Van’a yardım için Japonya’dan gelen 3 gönüllüden bir doktor da Bayram Oteli’nde yaşamını yitirdi.
Otelde kalan meslektaşlarımız da kurtarılmayı bekliyorlar.
Şimdi bu ihmalin-cinayetin sorumluları aranıyor.
Büyük depremin üzerinden iki hafta geçmişken bu oteller nasıl açık tutulmuştu?
Yer bilimciler, 9 Kasım depreminin “artçı” olmayıp, yeni bir fay kırılması olduğunda birleşiyor.
Boğaziçi Üniversitesi Kandilli Rasathanesi ve Deprem Araştırma Enstitüsü Müdürü Prof. Mustafa Erdik, “Ana şok 7.2 olduğu için bölgede 6.2’yi görme ihtimali var” diye konuşmuş.
Van-Erciş’teki yıkımlar, ölümlerin depremden değil kötü yapılaşmadan gerçekleştiğini bir kez daha kanıtladı.
Depreme dayanıksız binalar normalde can almayacak sarsıntılarda yüzlerce insanın göçük altında kalarak yaşamlarını yitirmesine neden olabiliyor.
Bu stoğun oluşmasında en büyük etken kent rantları.

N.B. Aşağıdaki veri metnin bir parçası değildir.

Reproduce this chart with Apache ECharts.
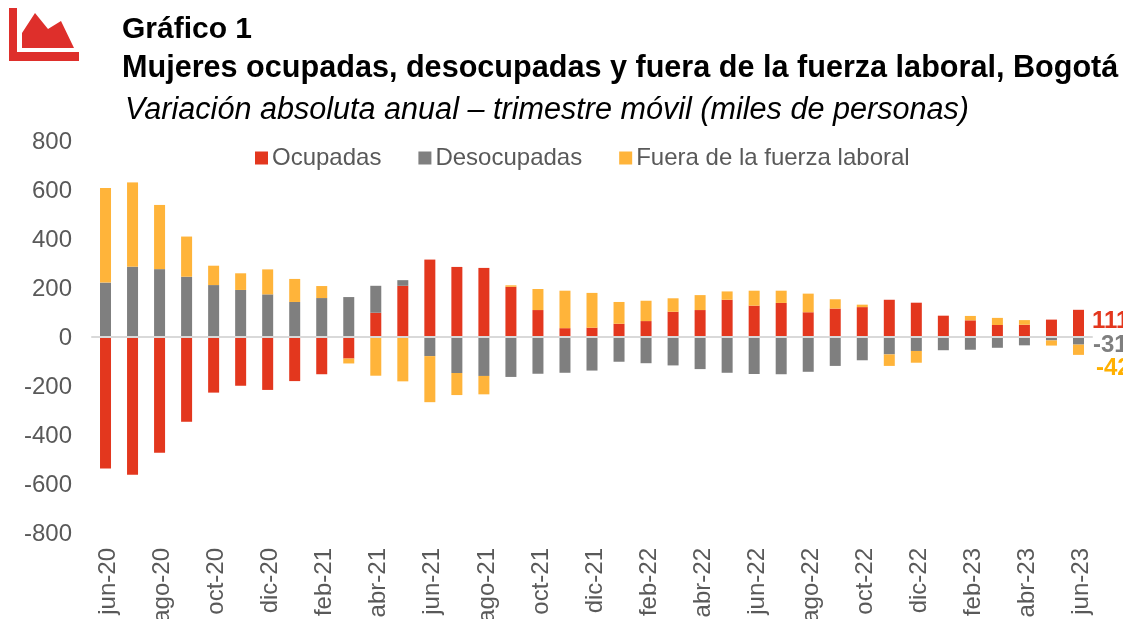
<!DOCTYPE html>
<html>
<head>
<meta charset="utf-8">
<style>
  html, body { margin: 0; padding: 0; background: #fff; overflow: hidden; }
  #chart { width: 1123px; height: 619px; }
</style>
<script src="https://cdn.jsdelivr.net/npm/echarts@6/dist/echarts.min.js"></script>
</head>
<body>
<div id="chart"></div>
<script>
const categories = [
  "jun-20","jul-20","ago-20","sep-20","oct-20","nov-20","dic-20",
  "ene-21","feb-21","mar-21","abr-21","may-21","jun-21","jul-21","ago-21","sep-21","oct-21","nov-21","dic-21",
  "ene-22","feb-22","mar-22","abr-22","may-22","jun-22","jul-22","ago-22","sep-22","oct-22","nov-22","dic-22",
  "ene-23","feb-23","mar-23","abr-23","may-23","jun-23"
]
const ocupadas = [
  -537,-562,-472,-346,-227,-199,-216,-180,-152,-88,99,209,316,286,282,205,110,36,38,
  54,65,103,110,152,128,139,101,116,122,152,140,87,68,49,50,71,111
]
const desocupadas = [
  222,287,277,246,212,192,174,143,159,163,110,23,-78,-147,-159,-163,-150,-146,-137,
  -101,-107,-116,-131,-146,-151,-152,-142,-118,-95,-71,-57,-54,-52,-44,-34,-14,-31
]
const fueraFuerza = [
  386,344,262,164,79,68,102,94,49,-20,-158,-181,-188,-90,-75,6,86,153,142,
  89,83,55,61,34,61,50,76,38,10,-47,-48,0,18,29,19,-21,-42
]
const yTicks = { min: -800, max: 800, step: 200 }

const RED = "#E3371E"
const GRAY = "#7F7F7F"
const ORANGE = "#FFB43A"
const FONT = '"Liberation Sans", Arial, sans-serif'
const TEXT = "#595959"

// solo el ultimo mes lleva etiqueta
function withEndLabel(values, color, offset) {
  return values.map((v, i) => {
    if (i !== values.length - 1) return v
    return {
      value: v,
      label: {
        show: true,
        position: "right",
        distance: 7,
        offset: offset,
        color: color,
        fontFamily: FONT,
        fontSize: 24,
        fontWeight: "bold",
      },
    }
  })
}

function barSeries(name, values, color, labelColor, offset) {
  return {
    name: name,
    type: "bar",
    stack: "total",
    barWidth: 11,
    itemStyle: { color: color },
    data: withEndLabel(values, labelColor, offset),
  }
}

const chart = echarts.init(document.getElementById("chart"), null, { renderer: "canvas" })

chart.setOption({
  animation: false,
  backgroundColor: "#fff",
  title: [
    { text: "Gráfico 1", left: 117, top: 10, textStyle: { fontFamily: FONT, fontSize: 30, fontWeight: "bold", color: "#000" } },
    { text: "Mujeres ocupadas, desocupadas y fuera de la fuerza laboral, Bogotá", left: 117, top: 48, textStyle: { fontFamily: FONT, fontSize: 30.6, fontWeight: "bold", color: "#000" } },
    { text: "Variación absoluta anual – trimestre móvil (miles de personas)", left: 120, top: 90, textStyle: { fontFamily: FONT, fontSize: 30.6, fontStyle: "italic", fontWeight: "normal", color: "#000" } },
  ],
  legend: {
    left: 250,
    top: 141,
    itemWidth: 13,
    itemHeight: 13,
    itemGap: 37,
    icon: "rect",
    textStyle: { fontFamily: FONT, fontSize: 24, color: TEXT, padding: [0, 0, 0, -1] },
    data: ["Ocupadas", "Desocupadas", "Fuera de la fuerza laboral"],
  },
  grid: { left: 92, right: 31, top: 141, bottom: 86, containLabel: false, outerBoundsMode: "none" },
  xAxis: [
    {
      type: "category",
      data: categories,
      z: 5,
      axisLine: { onZero: true, lineStyle: { color: "#D9D9D9", width: 2 } },
      axisTick: { show: false },
      axisLabel: { show: false },
    },
    {
      type: "category",
      data: categories,
      position: "bottom",
      axisLine: { show: false, onZero: false },
      axisTick: { show: false },
      axisLabel: {
        interval: 1,
        rotate: 90,
        margin: 15,
        color: TEXT,
        fontFamily: FONT,
        fontSize: 24,
        hideOverlap: false,
        verticalAlign: "top",
        lineHeight: 6,
      },
    },
  ],
  yAxis: {
    type: "value",
    min: yTicks.min,
    max: yTicks.max,
    interval: yTicks.step,
    axisLine: { show: false },
    axisTick: { show: false },
    splitLine: { show: false },
    axisLabel: { margin: 20, color: TEXT, fontFamily: FONT, fontSize: 24, verticalAlign: "top", lineHeight: 3 },
  },
  series: [
    barSeries("Ocupadas", ocupadas, RED, RED, [1, -2]),
    barSeries("Desocupadas", desocupadas, GRAY, GRAY, [2, 5]),
    barSeries("Fuera de la fuerza laboral", fueraFuerza, ORANGE, "#FFB000", [5, 19]),
  ],
  graphic: [
    // icono del grafico
    { type: "polygon", shape: { points: [[9, 8], [17, 8], [17, 52], [79, 52], [79, 61], [9, 61]] }, style: { fill: "#DE2F2B" } },
    { type: "polygon", shape: { points: [[22, 33], [35, 13], [48, 29], [61, 21], [74, 48], [22, 48]] }, style: { fill: "#DE2F2B" } },
  ],
})
</script>
</body>
</html>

İmar izinleriyle yükseltilen binalar, yerel yönetimlere ve siyasilere kaynak yaratan denetimsiz kazançlar.
Van depremiyle ilgili ilk soruşturma sonuçları çöken apartman kolonlarında beton yerine briket kullanıldığını gösteriyor.
“Bayram Oteli faciası” ise deprem sonrası ihmalin en acı tablosu.
Postacının kapıyı iki kez çalması gibi, ikinci deprem de beklenmeliydi! (17 Ağustos sonrası Düzce-Kaynaşlı örnekleri)
O otele kilit vurulmuş olsaydı; onca insan hayatını yitirmeyecekti.
Van depreminde -dayanışma hariç- iyi sınav verilemedi.
Kötü yönetimin artçı şokları devam ediyor.
Yer bilimcilerin fay analizleri 1 milyonluk kentin doğru yerde kurulmadığını gösteriyor.
Van’ı başka yere taşımanın güçlüğü karşısında binaları iyileştirmek tek çözüm yolu. Kentsel dönüşümü sağlamak da hükümetin ve belediyelerin görevi. Halka bu güveni veremezlerse soğuğa rağmen insanları çadırlardan çıkartamazlar. Bayram Oteli faciasından sonra başka nasıl davranacaklar?!